Above: Raul Castro (Photo: AIN Cuba)

By the Caribbean Journal staff

Cuba President Raul Castro, who was chosen to serve a new term Sunday, will be leaving politics in 2018 when this term expires, he announced.

The announcement came after Cuban delegates chose a new President of the National Assembly for the first time in nearly 20 years, with Esteban Lazo succeeding Ricardo Alarcon.

“This decision is of particular historic significance because it represents a defining step in shaping the future direction of the country through a gradual and orderly transfer to the new generation of principal offices,” he said. “[It is a process] that we must realize in five years.”

Stepping down in five years, he said, “will be the last command.”

If Castro holds true to his words, it would mark the first time since 1959 that a member of the Castro family had not ruled the Caribbean nation.

The man who could one day succeed Castro is Miguel Diaz-Canel, who was elected as First Vice President of Cuba’s State Council on Sunday.

Castro pointed to Diaz-Canel’s 30 years of public service, from military service in anti-aircraft missile units to teaching at the faculty of electrical engineering at the Central University of Las Villas.

Diaz-Canel has served as Minister of Higher Education and, since 2012, as vice president of the Council of Ministers in charge of agencies involved in education, science, sports and culture.
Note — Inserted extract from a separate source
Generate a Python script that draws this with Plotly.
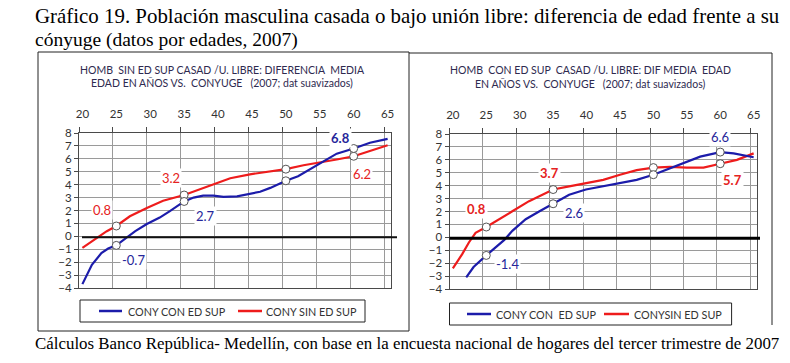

While Castro has slowly begun to engineer reforms to Cuba’s communist model, in a speech Sunday he said that the direction for updating the Cuban economic model aimed to “achieve a sustainable and prosperous socialist society, a society less egalitarian, but more fair.”

“These principles underlie the formation of a development programme until 2030 in preparation,” he said.

“To those who, inside our outside the country, with good or bad intentions, encourage us to go faster, we tell you that we will continue to slowly but surely,” he said.

But among the changes most significant would be a maximum of two consecutive five-year term for the main offices of state and government, he said.